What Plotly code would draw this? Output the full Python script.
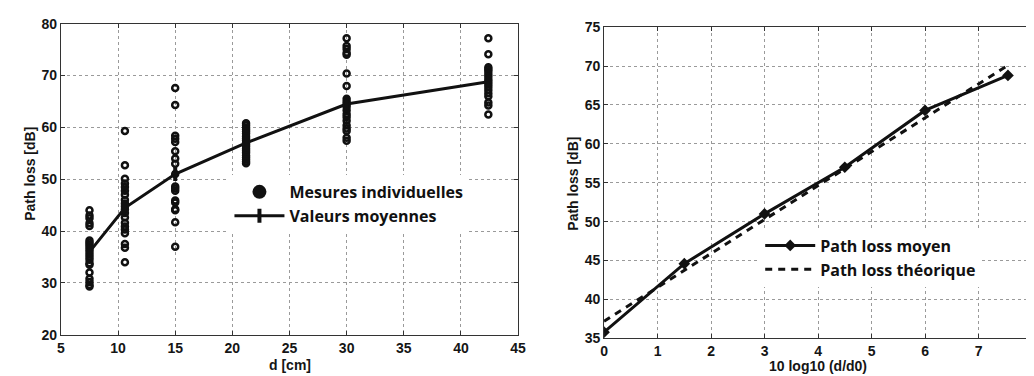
import plotly.graph_objects as go

# ---------------- Data: left panel ----------------
d_cm = [7.5, 10.6, 15.0, 21.2, 30.0, 42.4]

meas_7_5 = [44.0, 43.0, 42.5, 41.5, 41.0, 38.2, 37.8, 37.4, 37.0, 36.5, 36.0, 35.5,
            35.0, 34.5, 33.8, 33.5, 32.0, 30.8, 30.2, 29.6, 29.3]
meas_10_6 = [59.3, 52.7, 50.1, 49.2, 48.5, 47.8, 47.0, 46.0, 45.3, 44.8, 44.2, 43.5,
             42.6, 41.6, 40.9, 40.3, 39.6, 37.5, 36.8, 34.0]
meas_15 = [67.6, 64.3, 58.4, 57.8, 57.2, 55.4, 54.0, 53.0, 51.0, 48.6, 48.2, 47.8,
           45.9, 45.5, 44.2, 44.0, 41.7, 37.0]
meas_21_2 = [60.8, 60.4, 60.0, 59.6, 59.2, 58.8, 58.3, 57.9, 57.5, 57.1, 56.7, 56.3,
             55.9, 55.5, 55.1, 54.6, 54.2, 53.8, 53.4, 53.1]
meas_30 = [77.2, 75.7, 75.1, 74.4, 74.0, 70.4, 68.0, 65.5, 65.0, 64.5, 64.0, 63.3,
           62.6, 62.0, 61.3, 60.4, 59.8, 59.3, 58.0, 57.4]
meas_42_4 = [77.2, 74.1, 71.6, 71.2, 70.8, 70.3, 69.8, 69.3, 68.8, 68.3, 67.8, 67.2,
             66.6, 66.0, 64.8, 64.2, 62.5]
measures = [meas_7_5, meas_10_6, meas_15, meas_21_2, meas_30, meas_42_4]

mean_pl = [36.0, 44.5, 51.0, 57.0, 64.5, 68.8]

# ---------------- Data: right panel ----------------
log_d = [0.0, 1.5, 3.0, 4.5, 6.0, 7.55]
mean_pl_log = [35.8, 44.6, 51.0, 57.0, 64.3, 68.8]
theo_x = [0.0, 7.55]
theo_pl = [37.2, 70.1]

left_xticks = [5, 10, 15, 20, 25, 30, 35, 40, 45]
left_yticks = [20, 30, 40, 50, 60, 70, 80]
right_xticks = [0, 1, 2, 3, 4, 5, 6, 7, 8]
right_yticks = [35, 40, 45, 50, 55, 60, 65, 70, 75]

W, H = 1034, 376
BLACK = "#111111"

fig = go.Figure()

# scatter points
sx, sy = [], []
for d, vals in zip(d_cm, measures):
    sx += [d] * len(vals)
    sy += vals
fig.add_trace(go.Scatter(
    x=sx, y=sy, mode="markers", xaxis="x", yaxis="y",
    marker=dict(symbol="circle-open", size=6, color=BLACK, line=dict(width=2.5, color=BLACK)),
    showlegend=False, hoverinfo="skip"))
# legend proxy for individual measures
fig.add_trace(go.Scatter(
    x=[None], y=[None], mode="markers", xaxis="x", yaxis="y",
    name="Mesures individuelles", legend="legend",
    marker=dict(symbol="circle", size=14, color=BLACK)))
# mean line
fig.add_trace(go.Scatter(
    x=d_cm, y=mean_pl, mode="lines+markers", xaxis="x", yaxis="y",
    name="Valeurs moyennes", legend="legend",
    line=dict(color=BLACK, width=3),
    marker=dict(symbol="line-ns-open", size=10, color=BLACK, line=dict(width=4, color=BLACK))))

# right panel
fig.add_trace(go.Scatter(
    x=log_d, y=mean_pl_log, mode="lines+markers", xaxis="x2", yaxis="y2",
    name="Path loss moyen", legend="legend2",
    line=dict(color=BLACK, width=3),
    marker=dict(symbol="diamond", size=9, color=BLACK)))
fig.add_trace(go.Scatter(
    x=theo_x, y=theo_pl, mode="lines", xaxis="x2", yaxis="y2",
    name="Path loss théorique", legend="legend2",
    line=dict(color=BLACK, width=3, dash="7px,6px")))

tickfont = dict(family="Liberation Sans, Arial", size=14, color="#151515", weight="bold")
titlefont = dict(family="Liberation Sans, Arial", size=14, color="#151515", weight="bold")
common = dict(
    showgrid=True, gridcolor="#9a9a9a", griddash="dot", gridwidth=1,
    showline=True, linecolor="#333333", linewidth=1, mirror="ticks",
    ticks="inside", ticklen=4, tickcolor="#333333",
    zeroline=False, tickfont=tickfont,
)

def px(xp):
    return xp / W

def py(yp):
    return 1 - yp / H

legend_font = dict(family="Open Sans", size=16, color=BLACK, weight="bold")

fig.update_layout(
    width=W, height=H,
    margin=dict(l=0, r=0, t=0, b=0),
    paper_bgcolor="white", plot_bgcolor="white",
    xaxis=dict(domain=[px(49.5), px(512)], range=[5, 45], tickvals=left_xticks,
               anchor="y", **common),
    yaxis=dict(domain=[py(333), py(8)], range=[20, 80], tickvals=left_yticks,
               anchor="x", **common),
    xaxis2=dict(domain=[px(599), px(1032)], range=[0, 8], tickvals=right_xticks,
                anchor="y2", **common),
    yaxis2=dict(domain=[py(336.7), py(11.7)], range=[35, 75], tickvals=right_yticks,
                anchor="x2", **common),
    legend=dict(x=px(220), y=py(166), xanchor="left", yanchor="top",
                bgcolor="white", borderwidth=0, itemwidth=50, tracegroupgap=0,
                font=legend_font),
    legend2=dict(x=px(757), y=py(222), xanchor="left", yanchor="top",
                 bgcolor="white", borderwidth=0, itemwidth=50, tracegroupgap=0,
                 font=legend_font),
    annotations=[
        dict(text="Path loss [dB]", x=px(18), y=py(165), xref="paper", yref="paper",
             textangle=-90, showarrow=False, font=titlefont, xanchor="center", yanchor="middle"),
        dict(text="d [cm]", x=px(281), y=py(364), xref="paper", yref="paper",
             showarrow=False, font=titlefont, xanchor="center", yanchor="middle"),
        dict(text="10 log10 (d/d0)", x=px(815), y=py(366), xref="paper", yref="paper",
             showarrow=False, font=titlefont, xanchor="center", yanchor="middle"),
        dict(text="Path loss [dB]", x=px(566.7), y=py(175), xref="paper", yref="paper",
             textangle=-90, showarrow=False, font=titlefont, xanchor="center", yanchor="middle"),
    ],
)

fig.write_html("out.html")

- - - - - - -

Exercise instructions :: Repeat only the lines from the beginning of the material through the line containing "d_cm = [7.5, 10.6, 15.0, 21.2, 30.0, 42.4]", both ends kept, leaving pictures out.

Response for this exercise ::
What Plotly code would draw this? Output the full Python script.
import plotly.graph_objects as go

# ---------------- Data: left panel ----------------
d_cm = [7.5, 10.6, 15.0, 21.2, 30.0, 42.4]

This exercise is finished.